We're given a prompt and 12-13 minutes to write...
Look what I found in the dumpster...
it's my life...in black Hefty trash bags!
I spent my Monday morning in the throes of decluttering. You'd think I'd have nothing left in my apartment...you'd be incorrect, Sir!
Like I said, I spent my Monday morning decluttering. I started with a set of drawers - purposedly untouched because I know what lurks inside. Bills, magazines, receipts, mail, letters, notes, crap, crap and more crap.
Crayons, markers, coloring books. Really?
Boxes of stamps and ink from my "crafty" period.
Tons of scrapbooking items from my "craty" period, phase II.
Pictures from my last day of teaching in 2000 of kids I don't remember.
Cards from people all over the world congratulating me on my pageant win. In 1997.
Without thought, these pieces of me were thrown into black trash bags, tied up and left outside my apartment door. I moved on to three stacked drawers and attacked with the same fervor and absence of thought - toss, tie, outside the door.

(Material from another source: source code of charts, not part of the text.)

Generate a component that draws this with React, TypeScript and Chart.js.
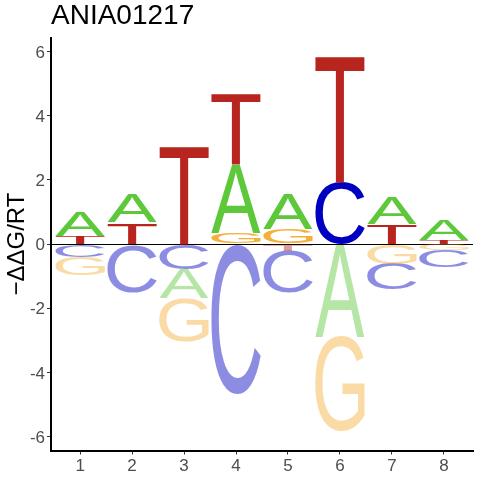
import { useEffect, useRef } from 'react';
import { Chart, registerables } from 'chart.js';

Chart.register(...registerables);

// ---- data ----
const TITLE = 'ANIA01217';
const Y_LABEL = '\u2212\u0394\u0394G/RT';
const positions = [1, 2, 3, 4, 5, 6, 7, 8];
const letters = ['A', 'C', 'G', 'T'];
const scoreA = [0.77, 0.87, -0.92, 2.13, 1.09, -2.9, 0.82, 0.65];
const scoreC = [-0.4, -1.51, -0.78, -4.67, -1.31, 1.93, -0.8, -0.52];
const scoreG = [-0.58, 0, -1.33, 0.34, 0.47, -2.94, -0.62, -0.2];
const scoreT = [0.24, 0.67, 3.06, 2.21, -0.2, 3.94, 0.63, 0.13];
const xTicks = [1, 2, 3, 4, 5, 6, 7, 8];
const yTicks = [-6, -4, -2, 0, 2, 4, 6];

const posColors: Record<string, string> = {
  A: '#5CC83A',
  C: '#0000C0',
  G: '#F5B039',
  T: '#B7251E',
};
const negColors: Record<string, string> = {
  A: 'rgba(92,200,58,0.45)',
  C: 'rgba(0,0,192,0.45)',
  G: 'rgba(245,176,57,0.45)',
  T: 'rgba(183,37,30,0.45)',
};

const FONT = '"Liberation Sans", Arial, sans-serif';
const GLYPH_FONT = `normal 200px ${FONT}`;

function buildDatasets() {
  const table: Record<string, number[]> = { A: scoreA, C: scoreC, G: scoreG, T: scoreT };
  const intervals: Record<string, any[]> = { A: [], C: [], G: [], T: [] };
  positions.forEach((p, i) => {
    const entries = letters.map((L) => ({ L, v: table[L][i] })).filter((e) => e.v !== 0);
    let up = 0;
    entries
      .filter((e) => e.v > 0)
      .sort((a, b) => a.v - b.v)
      .forEach((e) => {
        intervals[e.L].push({ x: p, y: [up, up + e.v], neg: false });
        up += e.v;
      });
    let down = 0;
    entries
      .filter((e) => e.v < 0)
      .sort((a, b) => b.v - a.v)
      .forEach((e) => {
        intervals[e.L].push({ x: p, y: [down + e.v, down], neg: true });
        down += e.v;
      });
  });
  return letters.map((L) => ({
    label: L,
    data: intervals[L],
    grouped: false,
    backgroundColor: 'rgba(0,0,0,0)',
    borderWidth: 0,
    categoryPercentage: 1,
    barPercentage: 0.95,
  }));
}

function drawGlyph(ctx: CanvasRenderingContext2D, ch: string, color: string, x0: number, y0: number, w: number, h: number) {
  if (w <= 0 || h <= 0.1) return;
  ctx.save();
  ctx.font = GLYPH_FONT;
  ctx.textAlign = 'left';
  ctx.textBaseline = 'alphabetic';
  const m = ctx.measureText(ch);
  const gw = m.actualBoundingBoxLeft + m.actualBoundingBoxRight;
  const gh = m.actualBoundingBoxAscent + m.actualBoundingBoxDescent;
  ctx.translate(x0, y0);
  ctx.scale(w / gw, h / gh);
  ctx.fillStyle = color;
  ctx.fillText(ch, m.actualBoundingBoxLeft, m.actualBoundingBoxAscent);
  ctx.restore();
}

const logoPlugin = {
  id: 'logoGlyphs',
  afterDatasetsDraw(chart: any) {
    const ctx = chart.ctx as CanvasRenderingContext2D;
    chart.data.datasets.forEach((ds: any, i: number) => {
      const meta = chart.getDatasetMeta(i);
      meta.data.forEach((bar: any, j: number) => {
        const { x, y, base, width } = bar.getProps(['x', 'y', 'base', 'width'], true);
        const top = Math.min(y, base);
        const h = Math.abs(base - y);
        const item = ds.data[j];
        const color = item.neg ? negColors[ds.label] : posColors[ds.label];
        drawGlyph(ctx, ds.label, color, x - width / 2, top, width, h);
      });
    });
  },
};

export default function App() {
  const ref = useRef<HTMLCanvasElement | null>(null);
  useEffect(() => {
    if (!ref.current) return;
    const chart = new Chart(ref.current, {
      type: 'bar',
      data: { datasets: buildDatasets() as any },
      plugins: [logoPlugin],
      options: {
        animation: false,
        responsive: false,
        devicePixelRatio: 1,
        layout: { padding: { left: 0, right: 7, top: 0, bottom: 0 } },
        plugins: {
          legend: { display: false },
          tooltip: { enabled: false },
          title: {
            display: true,
            text: TITLE,
            align: 'start',
            fullSize: false,
            color: '#000',
            font: { family: FONT, size: 28, weight: 'normal', lineHeight: 1 },
            padding: { top: 2.7, bottom: 7 },
          },
        },
        scales: {
          x: {
            type: 'linear',
            min: 0.44,
            max: 8.56,
            offset: false,
            afterBuildTicks: (s: any) => {
              s.ticks = xTicks.map((v) => ({ value: v }));
            },
            afterFit: (s: any) => {
              s.height = 29.5;
            },
            grid: {
              offset: false,
              drawOnChartArea: false,
              drawTicks: true,
              tickLength: 4,
              tickColor: '#333',
              tickWidth: 1,
            },
            border: { display: true, color: '#000', width: 2 },
            ticks: {
              color: '#4D4D4D',
              padding: 1.5,
              font: { family: FONT, size: 17 },
              maxRotation: 0,
            },
          },
          y: {
            type: 'linear',
            min: -6.43,
            max: 6.43,
            afterBuildTicks: (s: any) => {
              s.ticks = yTicks.map((v) => ({ value: v }));
            },
            afterFit: (s: any) => {
              s.width = 51;
            },
            grid: {
              drawOnChartArea: true,
              drawTicks: true,
              tickLength: 4,
              tickColor: '#333',
              tickWidth: 1,
              lineWidth: 1,
              color: (c: any) => (c.tick && c.tick.value === 0 ? '#000' : 'rgba(0,0,0,0)'),
            },
            border: { display: true, color: '#000', width: 2 },
            ticks: {
              color: '#4D4D4D',
              padding: 2,
              labelOffset: 1.5,
              font: { family: FONT, size: 17 },
            },
            title: {
              display: true,
              text: Y_LABEL,
              color: '#000',
              font: { family: FONT, size: 24, lineHeight: 1.2 },
              padding: { top: 2.5, bottom: 0 },
            },
          },
        },
      } as any,
    });
    return () => chart.destroy();
  }, []);
  return (
    <div style={{ position: 'fixed', left: 0, top: 0, width: 480, height: 480, background: '#fff' }}>
      <canvas ref={ref} width={480} height={480} />
    </div>
  );
}
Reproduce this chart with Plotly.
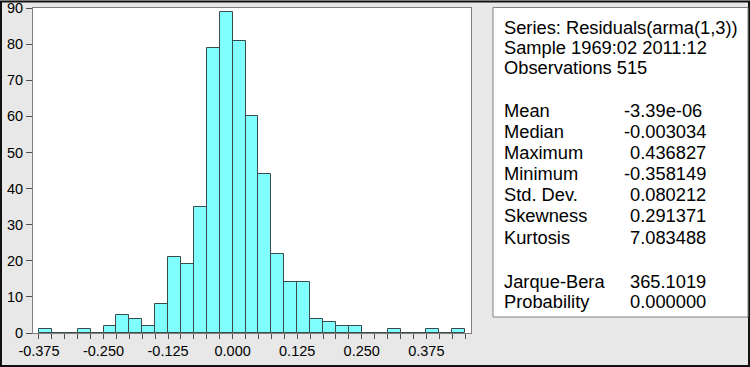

As I dragged the last of six bags down to the dumpster, I stared at the scene. Pieces of me and my life in six black trash bags, sitting in a dumpster. I ran upstairs and right into bed.
I thought this process would be freeing, lifting a burden, relief and release. Not yesterday. It was almost paralyzing. It's left me raw and exposed and feeling extremely vulnerable.
I know this is a good thing. Or, it will be. But yesterday, I found pieces of me in the dumpster and that sucked.